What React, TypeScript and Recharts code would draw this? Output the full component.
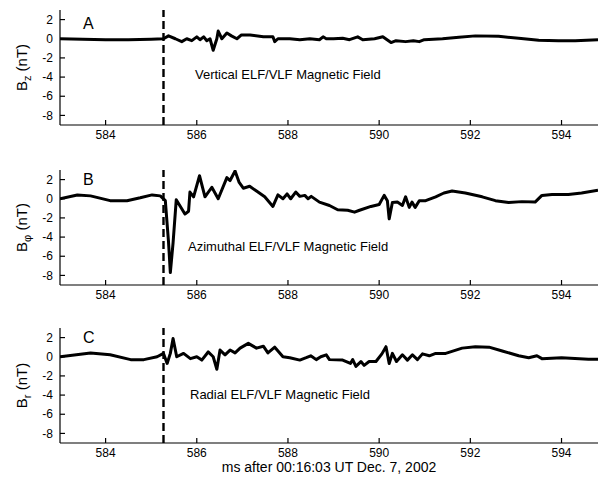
import React from "react";
import { LineChart, Line, XAxis, YAxis, ReferenceLine } from "recharts";

const FONT = "'Liberation Sans', Arial, Helvetica, sans-serif";

// time axis (ms after 00:16:03 UT) and field axis (nT)
const timeDomain: [number, number] = [583, 594.8];
const timeTicks = [584, 586, 588, 590, 592, 594];
const fieldDomain: [number, number] = [-9, 3];
const fieldTicks = [-8, -6, -4, -2, 0, 2];
const onsetTime = 585.27;

// A: vertical component B_z
const bzTime = [
  583.0, 583.5, 584.0, 584.5, 585.0, 585.27, 585.38, 585.53, 585.67, 585.78,
  585.89, 586.0, 586.07, 586.15, 586.22, 586.29, 586.36, 586.44, 586.47, 586.55,
  586.66, 586.76, 586.88, 586.98, 587.17, 587.46, 587.67, 587.71, 587.78, 588.04,
  588.26, 588.48, 588.69, 588.77, 588.84, 589.0, 589.2, 589.35, 589.53, 589.64,
  589.9, 590.08, 590.26, 590.37, 590.58, 590.75, 590.88, 590.99, 591.39, 591.75,
  592.11, 592.62, 593.06, 593.5, 593.93, 594.3, 594.8,
];
const bzValues = [
  0, -0.05, -0.1, -0.1, -0.05, 0, 0.3, 0, -0.3, 0,
  -0.2, 0.2, -0.1, 0.2, -0.2, 0, -1.2, 0, 0.8, 0,
  0.6, 0.3, 0, 0.4, 0.4, 0.2, 0.2, -0.3, 0, 0,
  -0.1, 0, -0.1, 0.2, 0, 0, 0.05, -0.1, 0.2, -0.1,
  0, 0.2, -0.4, -0.2, -0.3, -0.2, -0.3, -0.1, 0, 0.15,
  0.3, 0.25, 0.05, -0.15, -0.2, -0.2, -0.1,
];

// B: azimuthal component B_phi
const bphiTime = [
  583.0, 583.38, 583.67, 584.1, 584.47, 584.76, 585.02, 585.2, 585.31, 585.38,
  585.42, 585.48, 585.55, 585.64, 585.74, 585.82, 585.85, 585.93, 586.06, 586.18,
  586.33, 586.47, 586.66, 586.73, 586.84, 586.93, 587.02, 587.16, 587.31, 587.49,
  587.67, 587.78, 587.89, 587.98, 588.06, 588.17, 588.26, 588.37, 588.44, 588.51,
  588.69, 588.91, 589.09, 589.31, 589.46, 589.57, 589.82, 590.0, 590.11, 590.18,
  590.22, 590.29, 590.4, 590.51, 590.58, 590.66, 590.72, 590.79, 590.88, 591.02,
  591.24, 591.42, 591.6, 591.89, 592.26, 592.55, 592.84, 593.13, 593.42, 593.57,
  593.79, 594.15, 594.44, 594.8,
];
const bphiValues = [
  0, 0.4, 0.3, -0.2, -0.2, 0.1, 0.4, 0.3, -0.2, -4.5,
  -7.7, -4.6, -0.1, -0.8, -1.6, -1.3, 0.7, 0.2, 2.4, 0.2,
  1.2, 0, 2.2, 1.9, 2.9, 1.7, 1.1, 1.3, 0.8, 0.2,
  -0.8, 0.4, 0, 0.5, 0, 0.7, 0.25, 0.35, 0, 0.25,
  -0.35, -0.7, -1.15, -1.2, -1.4, -1.2, -0.8, -0.6, 0.35, -0.2,
  -2.1, -0.4, -0.35, -0.7, 0.2, -0.9, -0.35, -0.9, -0.2, -0.2,
  0.2, 0.6, 0.8, 0.6, 0.2, -0.2, -0.4, -0.3, -0.35, 0.35,
  0.45, 0.45, 0.6, 0.9,
];

// C: radial component B_r
const brTime = [
  583.0, 583.67, 584.1, 584.55, 584.84, 585.13, 585.27, 585.35, 585.42, 585.48,
  585.56, 585.71, 585.86, 586.0, 586.11, 586.25, 586.36, 586.44, 586.51, 586.62,
  586.73, 586.84, 586.95, 587.13, 587.31, 587.46, 587.56, 587.71, 587.89, 588.04,
  588.26, 588.4, 588.5, 588.62, 588.72, 588.84, 588.91, 589.2, 589.37, 589.42,
  589.49, 589.6, 589.67, 589.78, 589.93, 590.06, 590.15, 590.22, 590.29, 590.38,
  590.51, 590.62, 590.73, 590.84, 590.95, 591.1, 591.24, 591.46, 591.82, 592.11,
  592.41, 592.7, 593.06, 593.28, 593.46, 593.57, 594.0, 594.59, 594.8,
];
const brValues = [
  0, 0.4, 0.2, -0.3, -0.3, 0, 0.35, -0.7, 0.35, 1.9,
  0, 0.35, -0.2, 0, -0.35, 0.5, 0, -1.3, 0.7, 0.2,
  0.7, 0.4, 0.9, 1.4, 0.9, 1.1, 0.4, 1.0, 0, -0.1,
  -0.35, -0.1, 0.1, -0.3, 0, 0.2, -0.3, -0.35, -0.7, -0.3,
  -1.0, -0.5, -0.9, -0.5, -0.5, 0.3, 1.05, -0.7, 0.35, -0.5,
  0.2, -0.35, 0.2, -0.3, 0.3, 0.1, 0.35, 0.35, 0.9, 1.05,
  1.0, 0.6, 0.1, -0.1, 0.1, -0.2, -0.1, -0.25, -0.25,
];

const toSeries = (t: number[], v: number[]) =>
  t.map((time, i) => ({ t: time, b: v[i] }));

const TICK_LEN = 5;

// inward tick marks, matlab style: the axis hands us the label anchor,
// tickSize is 0 so the axis line sits TICK_GAP away from it
const TICK_GAP = 5;

function BottomTick(props: any) {
  const { x, y, payload } = props;
  const axisY = y - TICK_GAP;
  return (
    <g>
      <line x1={x} y1={axisY} x2={x} y2={axisY - TICK_LEN} stroke="#000" strokeWidth={1.2} />
      <text x={x} y={y} dy="0.71em" textAnchor="middle" fontFamily={FONT} fontSize={12} fill="#000">
        {payload.value}
      </text>
    </g>
  );
}

function TopTick(props: any) {
  const { x, y } = props;
  return <line x1={x} y1={y} x2={x} y2={y + TICK_LEN} stroke="#000" strokeWidth={1.2} />;
}

function LeftTick(props: any) {
  const { x, y, payload } = props;
  const axisX = x + 7;
  return (
    <g>
      <line x1={axisX} y1={y} x2={axisX + TICK_LEN} y2={y} stroke="#000" strokeWidth={1.2} />
      <text x={x} y={y} dy="0.35em" textAnchor="end" fontFamily={FONT} fontSize={12} fill="#000">
        {payload.value}
      </text>
    </g>
  );
}

// rotated "B_x (nT)" title on the left
function SideTitle(props: any) {
  const { viewBox, sub } = props;
  if (!viewBox) return null;
  const cx = viewBox.x + 23;
  const cy = viewBox.y + viewBox.height / 2;
  return (
    <text
      x={cx}
      y={cy}
      transform={`rotate(-90, ${cx}, ${cy})`}
      textAnchor="middle"
      dominantBaseline="middle"
      fontFamily={FONT}
      fontSize={15}
      fill="#000"
    >
      <tspan>B</tspan>
      <tspan dy={5} fontSize={11}>{sub}</tspan>
      <tspan dy={-5}> (nT)</tspan>
    </text>
  );
}

function BottomTitle(props: any) {
  const { viewBox, value } = props;
  if (!viewBox) return null;
  return (
    <text
      x={viewBox.x + viewBox.width / 2}
      y={viewBox.y + 29}
      textAnchor="middle"
      fontFamily={FONT}
      fontSize={14}
      fill="#000"
    >
      {value}
    </text>
  );
}

type PanelProps = {
  top: number;
  data: { t: number; b: number }[];
  letter: string;
  sub: string;
  title: string;
  letterTop: number;
  titleTop: number;
  titleLeft: number;
  xTitle?: string;
};

function Panel({ top, data, letter, sub, title, letterTop, titleTop, titleLeft, xTitle }: PanelProps) {
  const axisH = xTitle ? 45 : 25;
  const h = 10 + 115 + axisH;
  return (
    <div style={{ position: "absolute", left: 0, top, width: 598, height: h }}>
      <LineChart
        width={598}
        height={h}
        data={data}
        margin={{ top: 10, right: 0, bottom: 0, left: 0 }}
      >
        <XAxis
          xAxisId="top"
          orientation="top"
          type="number"
          dataKey="t"
          domain={timeDomain}
          ticks={timeTicks}
          interval={0}
          allowDataOverflow
          tick={<TopTick />}
          tickLine={false}
          tickSize={0}
          tickMargin={0}
          height={0}
          stroke="#000"
          strokeWidth={1.2}
        />
        <XAxis
          type="number"
          dataKey="t"
          domain={timeDomain}
          ticks={timeTicks}
          interval={0}
          allowDataOverflow
          tickLine={false}
          tickSize={0}
          tickMargin={TICK_GAP}
          height={axisH}
          tick={<BottomTick />}
          stroke="#000"
          strokeWidth={1.2}
          label={xTitle ? <BottomTitle value={xTitle} /> : undefined}
        />
        <YAxis
          type="number"
          domain={fieldDomain}
          ticks={fieldTicks}
          interval={0}
          allowDataOverflow
          width={60}
          tickLine={false}
          tickSize={0}
          tickMargin={7}
          tick={<LeftTick />}
          stroke="#000"
          strokeWidth={1.2}
          label={<SideTitle sub={sub} />}
        />
        <ReferenceLine
          x={onsetTime}
          stroke="#000"
          strokeWidth={2.4}
          strokeDasharray="8 4"
        />
        <Line
          type="linear"
          dataKey="b"
          stroke="#000"
          strokeWidth={3}
          strokeLinejoin="round"
          dot={false}
          isAnimationActive={false}
        />
      </LineChart>
      <div
        style={{
          position: "absolute",
          left: 83,
          top: letterTop,
          fontFamily: FONT,
          fontSize: 16,
          lineHeight: 1,
          color: "#000",
        }}
      >
        {letter}
      </div>
      <div
        style={{
          position: "absolute",
          left: titleLeft,
          top: titleTop,
          fontFamily: FONT,
          fontSize: 13,
          lineHeight: 1,
          color: "#000",
          whiteSpace: "nowrap",
        }}
      >
        {title}
      </div>
    </div>
  );
}

export default function App() {
  return (
    <div
      style={{
        position: "absolute",
        left: 0,
        top: 0,
        width: 598,
        height: 477,
        background: "#fff",
        overflow: "hidden",
      }}
    >
      <Panel
        top={0}
        data={toSeries(bzTime, bzValues)}
        letter="A"
        sub="z"
        title="Vertical ELF/VLF Magnetic Field"
        letterTop={16}
        titleTop={68}
        titleLeft={195}
      />
      <Panel
        top={160}
        data={toSeries(bphiTime, bphiValues)}
        letter="B"
        sub="φ"
        title="Azimuthal ELF/VLF Magnetic Field"
        letterTop={12}
        titleTop={80}
        titleLeft={188}
      />
      <Panel
        top={318}
        data={toSeries(brTime, brValues)}
        letter="C"
        sub="r"
        title="Radial ELF/VLF Magnetic Field"
        letterTop={12}
        titleTop={70}
        titleLeft={190}
        xTitle="ms after 00:16:03 UT Dec. 7, 2002"
      />
    </div>
  );
}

======

Your goal.
Give back exactly the lines from the first line of the data through the line with "const onsetTime = 585.27;", pictures excluded.

Output.
What React, TypeScript and Recharts code would draw this? Output the full component.
import React from "react";
import { LineChart, Line, XAxis, YAxis, ReferenceLine } from "recharts";

const FONT = "'Liberation Sans', Arial, Helvetica, sans-serif";

// time axis (ms after 00:16:03 UT) and field axis (nT)
const timeDomain: [number, number] = [583, 594.8];
const timeTicks = [584, 586, 588, 590, 592, 594];
const fieldDomain: [number, number] = [-9, 3];
const fieldTicks = [-8, -6, -4, -2, 0, 2];
const onsetTime = 585.27;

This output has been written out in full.